Lire à ce sujet un article paru dans le mensuel Science Et Vie Economie de mai 1992.
Néanmoins, si on plonge plus loin dans l’histoire, l’absence de Calmels dans le groupement des laguiolais est lourde. Cette maison emblématique de Laguiole, du nom du premier artisan à avoir donné ses lettres de noblesse au Laguiole a une boutique à Laguiole mais ses couteaux sont fabriqués à Thiers …
«C’est un handicap que Calmels ne soit pas avec nous. Il a été le premier à délocaliser la production de couteaux à Thiers dans les années 50, il préfigure peut-être ce qui va se passer dans les années 2020»
confesse Honoré Durand. Oups ! A-t-on bien entendu ?
«Si l’IG Thiers passe, on n’aura plus aucun intérêt à fabriquer à Laguiole », poursuit celui qui a aussi repris une coutellerie à Thiers …

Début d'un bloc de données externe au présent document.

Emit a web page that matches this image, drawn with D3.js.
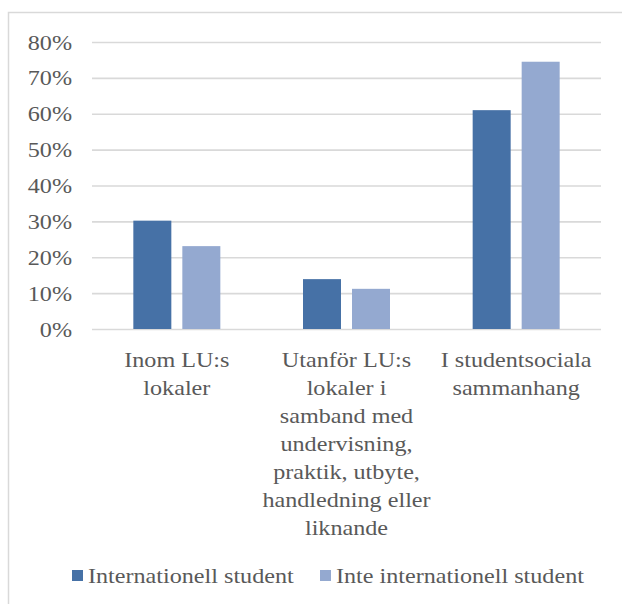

Alors ? Il ne semble pas encore question de rejoindre les thiernois. Mais la lassitude face au remix sans fin de la guerre picrocholine Thiers-Laguiole éternellement ressassée commence à émousser les meilleures bonnes volontés. Cette mention IG sur les lames de leur couteaux Laguiole en vaut-il vraiment la chandelle… Certains acteurs laguiolais tel Christian Valat – autre poids lourd du syndicat avec Laguiole en Aubrac- s’interroge sur le prix à payer pour poursuivre la procédure. Car pour contester la décision de l’INPI il faudra bien remettre au pot pour supporter les frais d’avocat d’une procédure d’appel à la Cour d’Aix-en-Provence dont il n’est pas sûr qu’elle débouche sur un résultat positif… Bref, il est probable qu’ils attendront fin mai pour la publication de la conclusion de l’INPI concernant la procédure initiée par les couteliers Thiernois pour se décider.